Drop every picture. Then return, exactly, the lines from the beginning of the listing below through the one containing "ax.axvspan(lo, hi, color=SHADE, lw=0, zorder=0)".
-------
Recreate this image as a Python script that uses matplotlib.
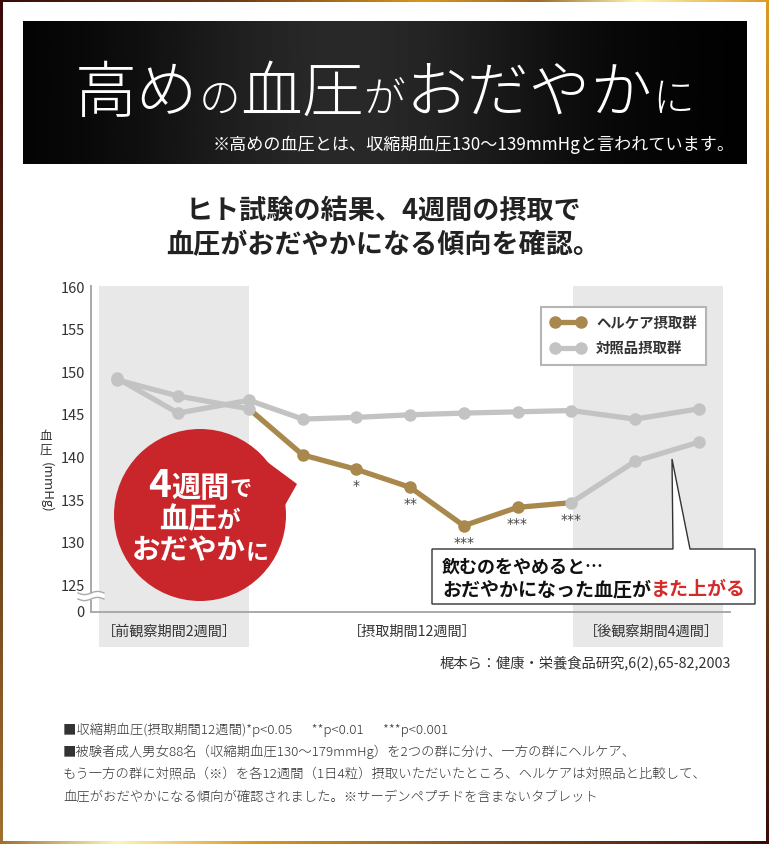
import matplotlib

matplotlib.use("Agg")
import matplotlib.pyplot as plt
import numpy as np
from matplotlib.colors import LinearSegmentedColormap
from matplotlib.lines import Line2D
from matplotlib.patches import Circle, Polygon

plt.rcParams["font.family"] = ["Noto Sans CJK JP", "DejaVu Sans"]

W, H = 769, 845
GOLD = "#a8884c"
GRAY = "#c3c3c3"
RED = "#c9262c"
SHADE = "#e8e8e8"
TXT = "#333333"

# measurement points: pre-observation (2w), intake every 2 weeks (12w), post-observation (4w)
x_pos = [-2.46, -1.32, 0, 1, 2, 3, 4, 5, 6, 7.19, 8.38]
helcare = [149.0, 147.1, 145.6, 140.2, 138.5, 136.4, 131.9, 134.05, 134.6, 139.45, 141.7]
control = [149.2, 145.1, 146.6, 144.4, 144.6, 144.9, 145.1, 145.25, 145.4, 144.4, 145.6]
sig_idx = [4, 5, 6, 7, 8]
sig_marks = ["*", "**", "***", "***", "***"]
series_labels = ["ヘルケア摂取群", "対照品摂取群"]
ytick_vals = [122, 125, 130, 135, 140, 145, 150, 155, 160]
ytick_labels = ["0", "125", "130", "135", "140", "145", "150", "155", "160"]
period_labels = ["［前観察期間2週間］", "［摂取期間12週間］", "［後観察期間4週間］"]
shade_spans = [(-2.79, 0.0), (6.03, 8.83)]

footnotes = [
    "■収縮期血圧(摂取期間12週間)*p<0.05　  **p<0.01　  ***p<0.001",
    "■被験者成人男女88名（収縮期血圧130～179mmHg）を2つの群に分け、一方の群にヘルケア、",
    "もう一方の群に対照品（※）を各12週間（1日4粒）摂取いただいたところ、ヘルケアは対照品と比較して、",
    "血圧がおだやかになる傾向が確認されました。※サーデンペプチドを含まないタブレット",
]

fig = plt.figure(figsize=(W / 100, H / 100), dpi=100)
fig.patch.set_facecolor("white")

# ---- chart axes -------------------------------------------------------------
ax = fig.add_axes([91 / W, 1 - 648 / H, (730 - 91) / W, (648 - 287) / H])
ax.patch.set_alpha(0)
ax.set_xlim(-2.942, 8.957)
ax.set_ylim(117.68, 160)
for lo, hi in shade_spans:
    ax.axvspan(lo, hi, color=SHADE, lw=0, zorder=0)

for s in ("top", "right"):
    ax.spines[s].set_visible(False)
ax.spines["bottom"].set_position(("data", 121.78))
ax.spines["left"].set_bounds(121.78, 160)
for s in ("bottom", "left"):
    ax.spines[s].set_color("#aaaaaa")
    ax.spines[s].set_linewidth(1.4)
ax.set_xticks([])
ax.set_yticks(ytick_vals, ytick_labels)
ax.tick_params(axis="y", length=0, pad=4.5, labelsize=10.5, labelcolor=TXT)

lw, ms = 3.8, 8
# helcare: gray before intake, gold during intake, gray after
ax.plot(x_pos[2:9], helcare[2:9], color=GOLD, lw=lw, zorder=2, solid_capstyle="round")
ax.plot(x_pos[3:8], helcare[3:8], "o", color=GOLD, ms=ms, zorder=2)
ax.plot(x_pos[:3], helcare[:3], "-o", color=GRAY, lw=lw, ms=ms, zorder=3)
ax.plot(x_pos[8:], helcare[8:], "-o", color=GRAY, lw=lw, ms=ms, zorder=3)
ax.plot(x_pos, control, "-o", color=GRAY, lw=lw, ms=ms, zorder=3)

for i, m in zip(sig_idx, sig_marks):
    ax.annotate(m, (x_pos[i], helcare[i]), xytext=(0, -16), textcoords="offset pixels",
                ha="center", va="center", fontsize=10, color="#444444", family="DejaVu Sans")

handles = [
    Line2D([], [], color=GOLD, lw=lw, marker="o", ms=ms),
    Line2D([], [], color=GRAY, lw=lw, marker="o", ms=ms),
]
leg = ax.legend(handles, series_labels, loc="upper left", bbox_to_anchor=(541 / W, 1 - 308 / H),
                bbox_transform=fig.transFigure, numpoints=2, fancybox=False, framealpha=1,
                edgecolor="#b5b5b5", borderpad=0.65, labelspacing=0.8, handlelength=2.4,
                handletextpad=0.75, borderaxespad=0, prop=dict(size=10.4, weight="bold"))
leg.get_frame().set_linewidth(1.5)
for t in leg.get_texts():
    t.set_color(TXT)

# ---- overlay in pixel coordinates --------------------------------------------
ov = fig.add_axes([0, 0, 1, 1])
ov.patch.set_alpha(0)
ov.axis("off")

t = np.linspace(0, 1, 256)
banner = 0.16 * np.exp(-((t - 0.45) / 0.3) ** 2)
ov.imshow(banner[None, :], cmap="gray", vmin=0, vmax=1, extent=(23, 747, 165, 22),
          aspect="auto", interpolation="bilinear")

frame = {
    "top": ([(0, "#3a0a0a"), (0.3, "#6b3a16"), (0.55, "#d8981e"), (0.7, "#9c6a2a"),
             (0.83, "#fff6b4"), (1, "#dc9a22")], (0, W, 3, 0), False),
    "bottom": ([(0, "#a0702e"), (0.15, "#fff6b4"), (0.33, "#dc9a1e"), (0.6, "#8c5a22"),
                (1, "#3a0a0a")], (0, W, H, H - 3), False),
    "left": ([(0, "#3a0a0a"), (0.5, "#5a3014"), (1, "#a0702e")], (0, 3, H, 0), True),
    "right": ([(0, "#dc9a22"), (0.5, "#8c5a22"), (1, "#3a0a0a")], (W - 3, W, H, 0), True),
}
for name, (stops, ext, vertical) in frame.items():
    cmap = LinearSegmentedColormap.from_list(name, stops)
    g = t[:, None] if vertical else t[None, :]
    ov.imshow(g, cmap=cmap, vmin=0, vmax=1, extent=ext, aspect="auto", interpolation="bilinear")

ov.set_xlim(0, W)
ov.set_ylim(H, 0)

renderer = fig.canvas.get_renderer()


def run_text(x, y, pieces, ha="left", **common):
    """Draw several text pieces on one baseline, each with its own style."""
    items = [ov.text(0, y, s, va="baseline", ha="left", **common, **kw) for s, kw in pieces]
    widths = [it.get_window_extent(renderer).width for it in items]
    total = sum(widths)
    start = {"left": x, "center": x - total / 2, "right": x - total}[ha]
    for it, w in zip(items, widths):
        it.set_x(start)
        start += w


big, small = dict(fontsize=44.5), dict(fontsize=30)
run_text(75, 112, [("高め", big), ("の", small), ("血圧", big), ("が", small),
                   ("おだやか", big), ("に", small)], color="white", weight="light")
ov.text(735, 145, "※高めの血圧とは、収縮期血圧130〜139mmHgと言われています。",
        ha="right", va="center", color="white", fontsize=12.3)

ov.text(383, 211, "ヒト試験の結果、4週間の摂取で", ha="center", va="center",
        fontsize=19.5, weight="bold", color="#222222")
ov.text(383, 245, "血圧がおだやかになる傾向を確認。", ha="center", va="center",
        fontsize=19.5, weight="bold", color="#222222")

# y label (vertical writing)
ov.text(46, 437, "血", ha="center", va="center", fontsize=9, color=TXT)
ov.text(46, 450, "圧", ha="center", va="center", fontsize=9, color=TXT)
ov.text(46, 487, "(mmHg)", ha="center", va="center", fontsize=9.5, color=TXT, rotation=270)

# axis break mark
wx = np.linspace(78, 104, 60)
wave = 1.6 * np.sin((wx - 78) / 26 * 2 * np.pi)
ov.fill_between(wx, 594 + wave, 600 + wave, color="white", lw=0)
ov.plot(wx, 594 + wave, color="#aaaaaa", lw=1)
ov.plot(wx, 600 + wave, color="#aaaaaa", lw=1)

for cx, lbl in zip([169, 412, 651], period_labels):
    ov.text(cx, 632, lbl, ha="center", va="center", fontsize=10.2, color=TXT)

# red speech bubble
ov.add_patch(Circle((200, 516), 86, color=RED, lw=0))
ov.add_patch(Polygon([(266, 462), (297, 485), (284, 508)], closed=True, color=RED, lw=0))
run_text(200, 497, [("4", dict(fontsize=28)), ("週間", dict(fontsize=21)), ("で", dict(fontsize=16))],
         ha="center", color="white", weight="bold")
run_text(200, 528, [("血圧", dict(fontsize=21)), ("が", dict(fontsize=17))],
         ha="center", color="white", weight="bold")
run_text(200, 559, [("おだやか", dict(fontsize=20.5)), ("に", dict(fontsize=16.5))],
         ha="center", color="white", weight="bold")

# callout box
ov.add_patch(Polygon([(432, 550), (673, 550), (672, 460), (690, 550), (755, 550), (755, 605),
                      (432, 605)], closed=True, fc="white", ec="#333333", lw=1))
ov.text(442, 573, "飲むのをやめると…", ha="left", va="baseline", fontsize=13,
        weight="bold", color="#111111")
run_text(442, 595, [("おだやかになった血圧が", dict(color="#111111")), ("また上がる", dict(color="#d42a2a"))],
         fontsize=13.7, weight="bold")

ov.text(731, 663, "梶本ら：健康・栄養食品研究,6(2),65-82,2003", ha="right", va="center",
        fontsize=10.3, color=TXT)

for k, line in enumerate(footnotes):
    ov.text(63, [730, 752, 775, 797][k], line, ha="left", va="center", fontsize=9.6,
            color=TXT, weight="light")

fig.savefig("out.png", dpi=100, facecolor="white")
-------
- **SOLUTION FOR THIS EXERCISE**
Recreate this image as a Python script that uses matplotlib.
import matplotlib

matplotlib.use("Agg")
import matplotlib.pyplot as plt
import numpy as np
from matplotlib.colors import LinearSegmentedColormap
from matplotlib.lines import Line2D
from matplotlib.patches import Circle, Polygon

plt.rcParams["font.family"] = ["Noto Sans CJK JP", "DejaVu Sans"]

W, H = 769, 845
GOLD = "#a8884c"
GRAY = "#c3c3c3"
RED = "#c9262c"
SHADE = "#e8e8e8"
TXT = "#333333"

# measurement points: pre-observation (2w), intake every 2 weeks (12w), post-observation (4w)
x_pos = [-2.46, -1.32, 0, 1, 2, 3, 4, 5, 6, 7.19, 8.38]
helcare = [149.0, 147.1, 145.6, 140.2, 138.5, 136.4, 131.9, 134.05, 134.6, 139.45, 141.7]
control = [149.2, 145.1, 146.6, 144.4, 144.6, 144.9, 145.1, 145.25, 145.4, 144.4, 145.6]
sig_idx = [4, 5, 6, 7, 8]
sig_marks = ["*", "**", "***", "***", "***"]
series_labels = ["ヘルケア摂取群", "対照品摂取群"]
ytick_vals = [122, 125, 130, 135, 140, 145, 150, 155, 160]
ytick_labels = ["0", "125", "130", "135", "140", "145", "150", "155", "160"]
period_labels = ["［前観察期間2週間］", "［摂取期間12週間］", "［後観察期間4週間］"]
shade_spans = [(-2.79, 0.0), (6.03, 8.83)]

footnotes = [
    "■収縮期血圧(摂取期間12週間)*p<0.05　  **p<0.01　  ***p<0.001",
    "■被験者成人男女88名（収縮期血圧130～179mmHg）を2つの群に分け、一方の群にヘルケア、",
    "もう一方の群に対照品（※）を各12週間（1日4粒）摂取いただいたところ、ヘルケアは対照品と比較して、",
    "血圧がおだやかになる傾向が確認されました。※サーデンペプチドを含まないタブレット",
]

fig = plt.figure(figsize=(W / 100, H / 100), dpi=100)
fig.patch.set_facecolor("white")

# ---- chart axes -------------------------------------------------------------
ax = fig.add_axes([91 / W, 1 - 648 / H, (730 - 91) / W, (648 - 287) / H])
ax.patch.set_alpha(0)
ax.set_xlim(-2.942, 8.957)
ax.set_ylim(117.68, 160)
for lo, hi in shade_spans:
    ax.axvspan(lo, hi, color=SHADE, lw=0, zorder=0)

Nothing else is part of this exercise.